Starting with the first line of the data below, copy each line up to and including the one containing "fig.savefig('out.png', dpi=100)". Pictures stay out.
········
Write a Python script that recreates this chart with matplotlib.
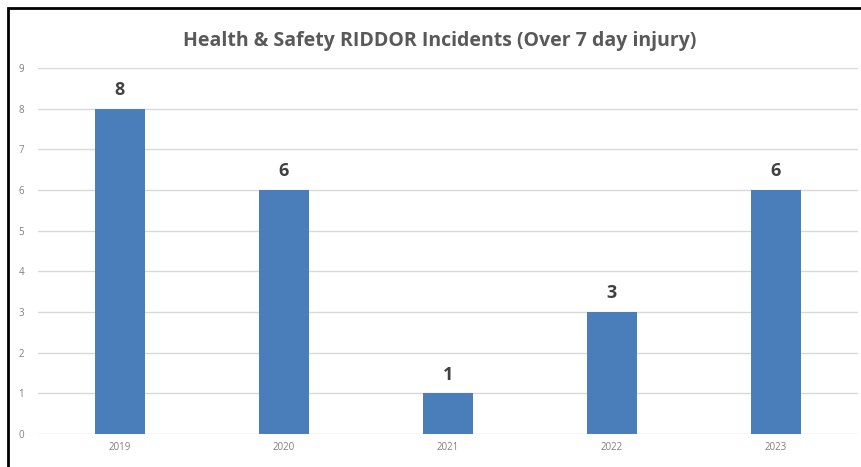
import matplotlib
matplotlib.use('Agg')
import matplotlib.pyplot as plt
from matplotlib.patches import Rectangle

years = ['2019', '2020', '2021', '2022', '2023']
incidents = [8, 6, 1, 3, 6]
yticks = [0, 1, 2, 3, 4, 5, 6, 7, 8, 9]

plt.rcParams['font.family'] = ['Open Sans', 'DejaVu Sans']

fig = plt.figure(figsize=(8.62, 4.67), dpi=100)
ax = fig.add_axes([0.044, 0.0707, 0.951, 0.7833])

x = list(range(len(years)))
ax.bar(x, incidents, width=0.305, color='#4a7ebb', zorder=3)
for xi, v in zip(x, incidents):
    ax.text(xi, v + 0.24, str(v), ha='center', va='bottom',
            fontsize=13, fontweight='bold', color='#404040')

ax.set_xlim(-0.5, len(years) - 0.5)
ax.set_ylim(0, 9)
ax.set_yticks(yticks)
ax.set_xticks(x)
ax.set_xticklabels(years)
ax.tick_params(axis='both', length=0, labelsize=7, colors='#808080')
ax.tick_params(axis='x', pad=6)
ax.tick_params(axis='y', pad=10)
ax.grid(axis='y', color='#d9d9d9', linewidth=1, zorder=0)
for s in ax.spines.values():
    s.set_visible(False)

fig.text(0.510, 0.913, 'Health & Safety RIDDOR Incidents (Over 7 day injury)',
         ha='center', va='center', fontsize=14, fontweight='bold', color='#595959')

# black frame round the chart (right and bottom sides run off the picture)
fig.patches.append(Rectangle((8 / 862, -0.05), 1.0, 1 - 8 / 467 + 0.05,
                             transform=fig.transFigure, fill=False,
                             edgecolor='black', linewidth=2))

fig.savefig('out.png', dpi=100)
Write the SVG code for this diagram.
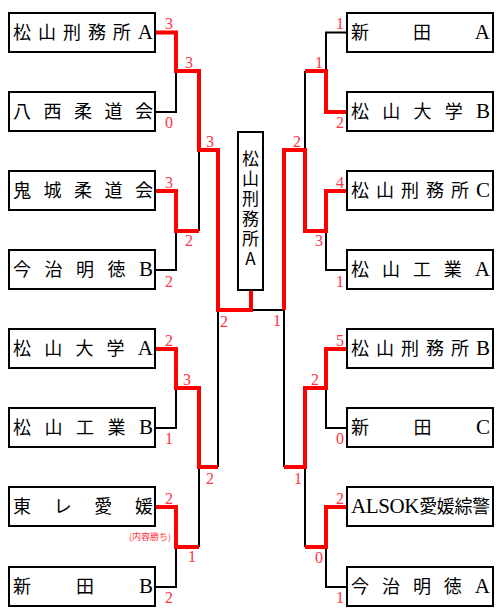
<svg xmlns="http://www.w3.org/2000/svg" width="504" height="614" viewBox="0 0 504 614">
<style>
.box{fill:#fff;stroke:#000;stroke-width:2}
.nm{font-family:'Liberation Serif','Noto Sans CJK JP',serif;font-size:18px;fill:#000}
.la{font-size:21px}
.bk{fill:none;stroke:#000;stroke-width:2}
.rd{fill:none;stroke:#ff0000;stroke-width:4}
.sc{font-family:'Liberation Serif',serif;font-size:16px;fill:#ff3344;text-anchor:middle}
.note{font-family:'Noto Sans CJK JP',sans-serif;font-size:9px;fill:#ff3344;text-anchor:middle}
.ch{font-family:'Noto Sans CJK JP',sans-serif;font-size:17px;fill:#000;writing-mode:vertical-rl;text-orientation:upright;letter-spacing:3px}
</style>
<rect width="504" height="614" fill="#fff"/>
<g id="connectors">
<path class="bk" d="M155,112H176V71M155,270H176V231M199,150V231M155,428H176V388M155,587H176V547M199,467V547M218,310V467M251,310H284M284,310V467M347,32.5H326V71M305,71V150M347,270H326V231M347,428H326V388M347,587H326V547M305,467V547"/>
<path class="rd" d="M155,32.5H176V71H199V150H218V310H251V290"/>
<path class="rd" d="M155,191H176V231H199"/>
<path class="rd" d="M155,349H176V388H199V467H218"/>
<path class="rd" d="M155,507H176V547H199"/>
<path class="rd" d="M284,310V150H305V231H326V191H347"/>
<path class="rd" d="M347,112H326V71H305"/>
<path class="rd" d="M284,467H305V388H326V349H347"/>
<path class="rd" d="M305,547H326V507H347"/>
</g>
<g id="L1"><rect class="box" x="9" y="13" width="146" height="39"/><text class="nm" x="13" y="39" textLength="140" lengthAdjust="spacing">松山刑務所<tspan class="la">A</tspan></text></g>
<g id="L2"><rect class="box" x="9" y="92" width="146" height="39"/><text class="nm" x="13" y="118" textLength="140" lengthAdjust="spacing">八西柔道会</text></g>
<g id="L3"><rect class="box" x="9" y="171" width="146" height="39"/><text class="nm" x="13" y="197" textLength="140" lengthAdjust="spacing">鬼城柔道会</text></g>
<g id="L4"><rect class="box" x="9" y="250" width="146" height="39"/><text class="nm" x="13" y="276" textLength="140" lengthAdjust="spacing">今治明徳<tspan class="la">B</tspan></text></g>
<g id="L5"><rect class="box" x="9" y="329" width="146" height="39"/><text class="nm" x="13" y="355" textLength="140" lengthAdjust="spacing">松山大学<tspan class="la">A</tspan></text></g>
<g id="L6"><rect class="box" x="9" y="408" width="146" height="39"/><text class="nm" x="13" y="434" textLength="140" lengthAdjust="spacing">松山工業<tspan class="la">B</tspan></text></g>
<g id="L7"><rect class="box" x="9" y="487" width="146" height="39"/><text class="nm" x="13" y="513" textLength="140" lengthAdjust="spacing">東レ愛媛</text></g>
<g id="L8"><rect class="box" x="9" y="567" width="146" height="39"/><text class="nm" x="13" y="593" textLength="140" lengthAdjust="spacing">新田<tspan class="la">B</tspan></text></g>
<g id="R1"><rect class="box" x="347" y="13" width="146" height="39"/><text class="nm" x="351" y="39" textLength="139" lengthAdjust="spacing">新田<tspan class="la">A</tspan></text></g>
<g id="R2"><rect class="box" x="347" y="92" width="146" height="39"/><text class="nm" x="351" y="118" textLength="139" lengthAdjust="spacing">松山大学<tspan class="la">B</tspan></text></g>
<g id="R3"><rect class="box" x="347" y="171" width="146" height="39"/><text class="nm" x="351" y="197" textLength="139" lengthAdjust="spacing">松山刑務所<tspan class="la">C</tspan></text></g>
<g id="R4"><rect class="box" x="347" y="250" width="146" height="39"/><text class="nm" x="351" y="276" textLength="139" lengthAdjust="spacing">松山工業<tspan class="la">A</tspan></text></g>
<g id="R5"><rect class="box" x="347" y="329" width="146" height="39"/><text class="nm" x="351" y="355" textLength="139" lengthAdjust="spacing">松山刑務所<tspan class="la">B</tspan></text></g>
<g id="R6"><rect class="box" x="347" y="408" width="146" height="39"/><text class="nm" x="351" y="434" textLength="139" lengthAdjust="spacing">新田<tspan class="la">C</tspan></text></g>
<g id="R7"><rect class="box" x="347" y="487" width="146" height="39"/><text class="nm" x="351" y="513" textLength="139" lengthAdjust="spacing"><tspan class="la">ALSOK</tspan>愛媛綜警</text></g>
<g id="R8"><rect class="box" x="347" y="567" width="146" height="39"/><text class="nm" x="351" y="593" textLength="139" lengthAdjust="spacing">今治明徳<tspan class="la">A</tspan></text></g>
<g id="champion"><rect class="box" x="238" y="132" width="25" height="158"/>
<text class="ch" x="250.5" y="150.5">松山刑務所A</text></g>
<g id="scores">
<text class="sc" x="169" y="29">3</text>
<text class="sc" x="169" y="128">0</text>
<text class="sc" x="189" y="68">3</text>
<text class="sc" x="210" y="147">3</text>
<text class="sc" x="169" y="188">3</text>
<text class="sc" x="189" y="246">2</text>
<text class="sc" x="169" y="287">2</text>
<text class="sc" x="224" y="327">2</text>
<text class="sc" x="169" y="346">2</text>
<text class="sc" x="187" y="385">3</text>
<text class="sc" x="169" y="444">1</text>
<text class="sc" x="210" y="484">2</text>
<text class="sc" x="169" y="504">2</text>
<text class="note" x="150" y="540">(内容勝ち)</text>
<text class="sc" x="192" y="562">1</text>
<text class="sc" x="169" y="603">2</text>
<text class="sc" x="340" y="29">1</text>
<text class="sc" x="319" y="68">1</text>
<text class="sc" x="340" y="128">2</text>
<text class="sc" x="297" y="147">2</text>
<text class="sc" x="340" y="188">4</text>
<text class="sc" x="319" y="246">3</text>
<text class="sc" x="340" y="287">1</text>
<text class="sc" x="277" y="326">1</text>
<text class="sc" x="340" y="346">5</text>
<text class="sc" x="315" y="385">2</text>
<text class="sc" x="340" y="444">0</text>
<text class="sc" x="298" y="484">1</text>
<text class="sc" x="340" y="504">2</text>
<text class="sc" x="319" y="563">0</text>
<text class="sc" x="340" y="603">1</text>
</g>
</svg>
········
:: Correct answer ::
Write a Python script that recreates this chart with matplotlib.
import matplotlib
matplotlib.use('Agg')
import matplotlib.pyplot as plt
from matplotlib.patches import Rectangle

years = ['2019', '2020', '2021', '2022', '2023']
incidents = [8, 6, 1, 3, 6]
yticks = [0, 1, 2, 3, 4, 5, 6, 7, 8, 9]

plt.rcParams['font.family'] = ['Open Sans', 'DejaVu Sans']

fig = plt.figure(figsize=(8.62, 4.67), dpi=100)
ax = fig.add_axes([0.044, 0.0707, 0.951, 0.7833])

x = list(range(len(years)))
ax.bar(x, incidents, width=0.305, color='#4a7ebb', zorder=3)
for xi, v in zip(x, incidents):
    ax.text(xi, v + 0.24, str(v), ha='center', va='bottom',
            fontsize=13, fontweight='bold', color='#404040')

ax.set_xlim(-0.5, len(years) - 0.5)
ax.set_ylim(0, 9)
ax.set_yticks(yticks)
ax.set_xticks(x)
ax.set_xticklabels(years)
ax.tick_params(axis='both', length=0, labelsize=7, colors='#808080')
ax.tick_params(axis='x', pad=6)
ax.tick_params(axis='y', pad=10)
ax.grid(axis='y', color='#d9d9d9', linewidth=1, zorder=0)
for s in ax.spines.values():
    s.set_visible(False)

fig.text(0.510, 0.913, 'Health & Safety RIDDOR Incidents (Over 7 day injury)',
         ha='center', va='center', fontsize=14, fontweight='bold', color='#595959')

# black frame round the chart (right and bottom sides run off the picture)
fig.patches.append(Rectangle((8 / 862, -0.05), 1.0, 1 - 8 / 467 + 0.05,
                             transform=fig.transFigure, fill=False,
                             edgecolor='black', linewidth=2))

fig.savefig('out.png', dpi=100)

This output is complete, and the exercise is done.